DATA IN THIS EXERCISE:
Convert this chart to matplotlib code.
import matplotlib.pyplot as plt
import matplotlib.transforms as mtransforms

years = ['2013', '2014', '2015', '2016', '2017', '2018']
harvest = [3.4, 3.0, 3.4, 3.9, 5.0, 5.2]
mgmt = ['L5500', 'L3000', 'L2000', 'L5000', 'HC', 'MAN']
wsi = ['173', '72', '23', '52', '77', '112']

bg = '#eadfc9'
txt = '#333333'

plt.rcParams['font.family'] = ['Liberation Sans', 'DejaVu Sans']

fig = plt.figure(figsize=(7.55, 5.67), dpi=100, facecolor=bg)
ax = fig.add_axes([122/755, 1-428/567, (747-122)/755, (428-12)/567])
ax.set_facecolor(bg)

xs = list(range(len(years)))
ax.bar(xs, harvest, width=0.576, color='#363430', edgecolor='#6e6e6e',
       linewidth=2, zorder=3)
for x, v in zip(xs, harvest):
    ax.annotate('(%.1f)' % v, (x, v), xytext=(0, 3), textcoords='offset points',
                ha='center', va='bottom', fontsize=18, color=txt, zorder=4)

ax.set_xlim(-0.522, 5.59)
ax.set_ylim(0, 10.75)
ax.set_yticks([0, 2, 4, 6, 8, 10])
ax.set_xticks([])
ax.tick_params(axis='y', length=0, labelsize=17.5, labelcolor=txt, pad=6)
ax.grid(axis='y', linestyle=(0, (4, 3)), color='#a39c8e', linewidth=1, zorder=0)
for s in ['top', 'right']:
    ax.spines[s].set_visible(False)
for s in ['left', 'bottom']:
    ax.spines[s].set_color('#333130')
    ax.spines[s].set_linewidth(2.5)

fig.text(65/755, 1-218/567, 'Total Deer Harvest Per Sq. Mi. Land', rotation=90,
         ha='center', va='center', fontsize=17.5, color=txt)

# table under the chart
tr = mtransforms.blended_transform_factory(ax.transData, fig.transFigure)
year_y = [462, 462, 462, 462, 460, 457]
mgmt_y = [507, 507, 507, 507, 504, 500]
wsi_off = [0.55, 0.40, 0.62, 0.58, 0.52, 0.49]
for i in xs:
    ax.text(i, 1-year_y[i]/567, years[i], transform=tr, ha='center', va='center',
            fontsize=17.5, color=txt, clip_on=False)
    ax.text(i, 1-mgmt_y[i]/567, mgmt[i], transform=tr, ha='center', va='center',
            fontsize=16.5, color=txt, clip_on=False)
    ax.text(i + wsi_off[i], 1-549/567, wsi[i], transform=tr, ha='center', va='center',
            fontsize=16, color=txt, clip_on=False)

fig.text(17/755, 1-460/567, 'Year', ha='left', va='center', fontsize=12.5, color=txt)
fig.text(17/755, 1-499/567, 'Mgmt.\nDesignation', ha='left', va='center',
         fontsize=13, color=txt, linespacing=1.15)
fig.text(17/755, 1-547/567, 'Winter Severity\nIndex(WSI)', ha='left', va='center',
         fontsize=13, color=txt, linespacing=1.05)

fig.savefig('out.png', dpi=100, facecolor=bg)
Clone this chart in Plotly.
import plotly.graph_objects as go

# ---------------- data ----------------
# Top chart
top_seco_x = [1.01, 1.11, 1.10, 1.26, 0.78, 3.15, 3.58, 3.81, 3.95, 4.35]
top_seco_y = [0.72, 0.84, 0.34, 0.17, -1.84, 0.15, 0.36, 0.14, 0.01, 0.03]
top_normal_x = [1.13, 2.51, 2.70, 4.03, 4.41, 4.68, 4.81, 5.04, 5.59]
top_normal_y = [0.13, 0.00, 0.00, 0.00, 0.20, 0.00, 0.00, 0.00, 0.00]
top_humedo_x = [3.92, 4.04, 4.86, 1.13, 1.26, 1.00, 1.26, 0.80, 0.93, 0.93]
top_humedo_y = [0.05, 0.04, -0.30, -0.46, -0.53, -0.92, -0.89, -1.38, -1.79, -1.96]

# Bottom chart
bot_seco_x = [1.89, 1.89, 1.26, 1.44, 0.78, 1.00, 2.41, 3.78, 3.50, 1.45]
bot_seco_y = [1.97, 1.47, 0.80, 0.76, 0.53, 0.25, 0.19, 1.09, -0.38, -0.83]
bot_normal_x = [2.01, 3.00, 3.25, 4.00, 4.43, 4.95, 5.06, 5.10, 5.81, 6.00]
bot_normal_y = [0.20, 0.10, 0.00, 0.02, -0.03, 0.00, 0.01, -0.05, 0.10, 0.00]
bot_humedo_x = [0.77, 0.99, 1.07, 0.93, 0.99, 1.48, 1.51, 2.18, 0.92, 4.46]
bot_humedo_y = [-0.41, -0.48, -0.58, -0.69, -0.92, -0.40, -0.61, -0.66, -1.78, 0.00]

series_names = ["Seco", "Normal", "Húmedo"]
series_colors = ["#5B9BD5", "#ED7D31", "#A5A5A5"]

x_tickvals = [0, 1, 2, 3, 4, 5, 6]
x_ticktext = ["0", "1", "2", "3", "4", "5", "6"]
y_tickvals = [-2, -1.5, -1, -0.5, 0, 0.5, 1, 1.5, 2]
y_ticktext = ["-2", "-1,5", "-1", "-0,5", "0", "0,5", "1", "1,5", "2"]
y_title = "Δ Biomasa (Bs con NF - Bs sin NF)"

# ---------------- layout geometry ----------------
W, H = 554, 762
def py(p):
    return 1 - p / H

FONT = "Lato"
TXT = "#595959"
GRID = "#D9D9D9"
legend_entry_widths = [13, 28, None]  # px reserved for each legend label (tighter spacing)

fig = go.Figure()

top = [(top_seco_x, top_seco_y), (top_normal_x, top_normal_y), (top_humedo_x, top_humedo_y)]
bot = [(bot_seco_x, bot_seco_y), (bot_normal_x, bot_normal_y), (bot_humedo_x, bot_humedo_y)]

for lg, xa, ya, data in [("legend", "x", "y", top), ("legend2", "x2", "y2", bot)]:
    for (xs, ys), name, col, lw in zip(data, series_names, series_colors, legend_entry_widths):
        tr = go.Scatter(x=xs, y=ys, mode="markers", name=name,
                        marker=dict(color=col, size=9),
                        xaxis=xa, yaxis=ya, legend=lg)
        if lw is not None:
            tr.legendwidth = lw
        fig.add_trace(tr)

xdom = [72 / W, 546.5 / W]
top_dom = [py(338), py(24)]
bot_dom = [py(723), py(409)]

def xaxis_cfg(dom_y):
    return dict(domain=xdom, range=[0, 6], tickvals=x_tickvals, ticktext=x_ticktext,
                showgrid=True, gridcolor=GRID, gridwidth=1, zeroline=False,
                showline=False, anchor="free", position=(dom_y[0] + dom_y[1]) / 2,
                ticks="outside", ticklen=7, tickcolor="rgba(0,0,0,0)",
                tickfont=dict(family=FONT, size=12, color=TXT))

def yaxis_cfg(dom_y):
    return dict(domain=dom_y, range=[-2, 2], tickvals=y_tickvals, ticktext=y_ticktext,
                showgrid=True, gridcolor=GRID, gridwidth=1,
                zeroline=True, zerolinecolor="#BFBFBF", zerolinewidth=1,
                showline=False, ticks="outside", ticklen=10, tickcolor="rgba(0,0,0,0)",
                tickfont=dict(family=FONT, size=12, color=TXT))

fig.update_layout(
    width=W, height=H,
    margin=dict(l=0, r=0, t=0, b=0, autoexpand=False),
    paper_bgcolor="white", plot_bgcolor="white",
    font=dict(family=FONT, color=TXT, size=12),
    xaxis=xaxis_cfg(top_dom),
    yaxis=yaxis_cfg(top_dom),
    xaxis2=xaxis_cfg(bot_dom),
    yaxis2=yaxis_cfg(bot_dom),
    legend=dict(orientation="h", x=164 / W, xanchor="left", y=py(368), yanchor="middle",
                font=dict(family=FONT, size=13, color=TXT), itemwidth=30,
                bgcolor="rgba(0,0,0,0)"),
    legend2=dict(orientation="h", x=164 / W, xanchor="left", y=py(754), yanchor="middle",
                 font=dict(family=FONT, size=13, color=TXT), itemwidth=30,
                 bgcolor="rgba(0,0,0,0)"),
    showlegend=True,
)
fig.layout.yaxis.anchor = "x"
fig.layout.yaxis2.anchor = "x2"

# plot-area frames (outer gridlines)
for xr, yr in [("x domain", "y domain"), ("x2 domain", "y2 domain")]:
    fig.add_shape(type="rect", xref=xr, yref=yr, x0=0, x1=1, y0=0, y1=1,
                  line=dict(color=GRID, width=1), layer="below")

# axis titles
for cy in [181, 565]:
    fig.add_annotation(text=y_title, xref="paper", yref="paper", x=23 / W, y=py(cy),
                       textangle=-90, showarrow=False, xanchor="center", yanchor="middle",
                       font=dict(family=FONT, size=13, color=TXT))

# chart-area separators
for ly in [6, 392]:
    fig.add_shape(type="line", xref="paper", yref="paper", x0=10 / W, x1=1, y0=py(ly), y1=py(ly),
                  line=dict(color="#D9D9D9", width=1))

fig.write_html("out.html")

TASK TO COMPLETE: Repeat the entries above exactly, beginning at their first line and ending with the line that contains "ha='center', va='center', fontsize=17.5, color=txt)", with nothing added.

EXPECTED ANSWER:
Convert this chart to matplotlib code.
import matplotlib.pyplot as plt
import matplotlib.transforms as mtransforms

years = ['2013', '2014', '2015', '2016', '2017', '2018']
harvest = [3.4, 3.0, 3.4, 3.9, 5.0, 5.2]
mgmt = ['L5500', 'L3000', 'L2000', 'L5000', 'HC', 'MAN']
wsi = ['173', '72', '23', '52', '77', '112']

bg = '#eadfc9'
txt = '#333333'

plt.rcParams['font.family'] = ['Liberation Sans', 'DejaVu Sans']

fig = plt.figure(figsize=(7.55, 5.67), dpi=100, facecolor=bg)
ax = fig.add_axes([122/755, 1-428/567, (747-122)/755, (428-12)/567])
ax.set_facecolor(bg)

xs = list(range(len(years)))
ax.bar(xs, harvest, width=0.576, color='#363430', edgecolor='#6e6e6e',
       linewidth=2, zorder=3)
for x, v in zip(xs, harvest):
    ax.annotate('(%.1f)' % v, (x, v), xytext=(0, 3), textcoords='offset points',
                ha='center', va='bottom', fontsize=18, color=txt, zorder=4)

ax.set_xlim(-0.522, 5.59)
ax.set_ylim(0, 10.75)
ax.set_yticks([0, 2, 4, 6, 8, 10])
ax.set_xticks([])
ax.tick_params(axis='y', length=0, labelsize=17.5, labelcolor=txt, pad=6)
ax.grid(axis='y', linestyle=(0, (4, 3)), color='#a39c8e', linewidth=1, zorder=0)
for s in ['top', 'right']:
    ax.spines[s].set_visible(False)
for s in ['left', 'bottom']:
    ax.spines[s].set_color('#333130')
    ax.spines[s].set_linewidth(2.5)

fig.text(65/755, 1-218/567, 'Total Deer Harvest Per Sq. Mi. Land', rotation=90,
         ha='center', va='center', fontsize=17.5, color=txt)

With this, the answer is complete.